NCEAS / eml

Ecological Metadata Language (EML)
https://eml.ecoinformatics.org/
GNU General Public License v2.0
41 stars 15 forks source link

Invalid EML in what's new documentation chapter #393

Closed twhiteaker closed 1 year ago

twhiteaker commented 1 year ago

Docs on the citation list type show with both elements and a element as direct children. If I'm interpreting the schema correctly, cannot include both of those elements as direct children. It can be one to many elements, or one to many elements.

Perhaps the example in the docs should be split into two examples (one for each child type).
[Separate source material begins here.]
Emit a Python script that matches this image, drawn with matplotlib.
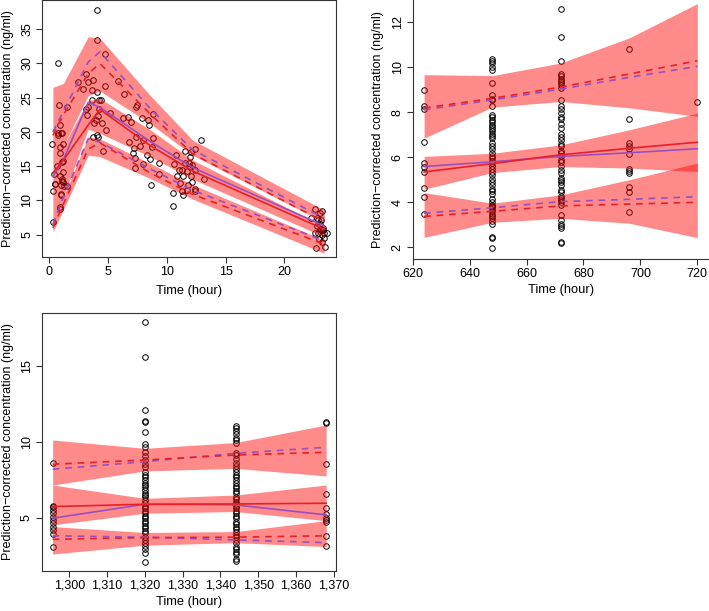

mbjones commented 1 year ago

Hey @twhiteaker thanks for the report. I'm not quite following you though. The schema allows CitationListType to be a repeating choice of citation or bibtext, and each citation is a CitationType that allows a choice between either a traditional dcobook-inspired list of fields or the new bibtex element as well. So, with those two things, the examples look valid to me. The example data paper file (https://github.com/NCEAS/eml/blob/main/src/test/resources/eml-data-paper.xml) also uses this structure and passes the EML validation tests I think.

I'm probably not understanding the exact issue you are highlighting, so could you be more explicit showing a specific EML document that reproducibly doesn't validate and we can talk about that concretely?

twhiteaker commented 1 year ago

@mbjones I haven't produced a full EML document with this example pattern. It's my understanding that xs:choice lets you pick one or the other of the choices, but not both. So, CitationListType can include, as direct children, citation or bibtex but not both. The example below which includes citation elements is fine since bibtex is not a direct child of literatureCited but rather citation.

<literatureCited>
    <citation>
        <bibtex>
            @article{fegraus_2005,
                 title = {Maximizing the {Value} of {Ecological} {Data} with {Structured} {Metadata}: {An} {Introduction} to {Ecological} {Metadata} {Language} ({EML}) and {Principles} for {Metadata} {Creation}},
                 journal = {Bulletin of the Ecological Society of America},
                 author = {Fegraus, Eric H. and Andelman, Sandy and Jones, Matthew B. and Schildhauer, Mark},
                 year = {2005},
                 pages = {158--168}
             }
        </bibtex>
    </citation>
    <citation>
        <title>Title for a paper that used this dataset.</title>
        <creator>
            <individualName>
                <givenName>Mark</givenName>
                <surName>Jarkady</surName>
            </individualName>
        </creator>
        <pubDate>2017</pubDate>
        <article>
            <journal>EcoSphere</journal>
            <publicationPlace>https://doi.org/10.1002/ecs2.2166</publicationPlace>
        </article>
    </citation>
</literatureCited>

However, the example below would be invalid, because citation and bibtex are siblings and direct children of literatureCited.

<literatureCited>
    <bibtex>
        @article{fegraus_2005,
             title = {Maximizing the {Value} of {Ecological} {Data} with {Structured} {Metadata}: {An} {Introduction} to {Ecological} {Metadata} {Language} ({EML}) and {Principles} for {Metadata} {Creation}},
             journal = {Bulletin of the Ecological Society of America},
             author = {Fegraus, Eric H. and Andelman, Sandy and Jones, Matthew B. and Schildhauer, Mark},
             year = {2005},
             pages = {158--168}
             }
    </bibtex>
    <citation>
        <title>Title for a paper that used this dataset.</title>
        <creator>
            <individualName>
                <givenName>Mark</givenName>
                <surName>Jarkady</surName>
            </individualName>
        </creator>
        <pubDate>2017</pubDate>
        <article>
            <journal>EcoSphere</journal>
            <publicationPlace>https://doi.org/10.1002/ecs2.2166</publicationPlace>
        </article>
    </citation>
</literatureCited>

Does that help?

mbjones commented 1 year ago

I think the confusion here is that literatureCited is of type CitationListType, and the xs:choice itself in the CitationListType XML Schema definition is repeatable (via maxOccurs="unbounded"):

  <xs:complexType name="CitationListType">
        <xs:choice minOccurs="1" maxOccurs="unbounded">
            <xs:element name="citation" type="CitationType" />
            <xs:element name="bibtex" type="xs:string" />
        </xs:choice>
  </xs:complexType>

In DTD syntax this would be expressed as (citation | bibtex)+. This schema construct allows any number of elements from the choice list in any order, and that is often the intent of a repeatable choice. We use it all over the place in EML. So, in this case, we could have a series of elements like citation, citation, bibtext, citation or bibtext, bibtext, citation, and both are equally valid. I think if your example documents were put into an EML doc, you'd find they validate fine.

twhiteaker commented 1 year ago

Ah, I see. I was confused about how xs:choice works when maxOccurs="unbounded". Thanks for clearing that up!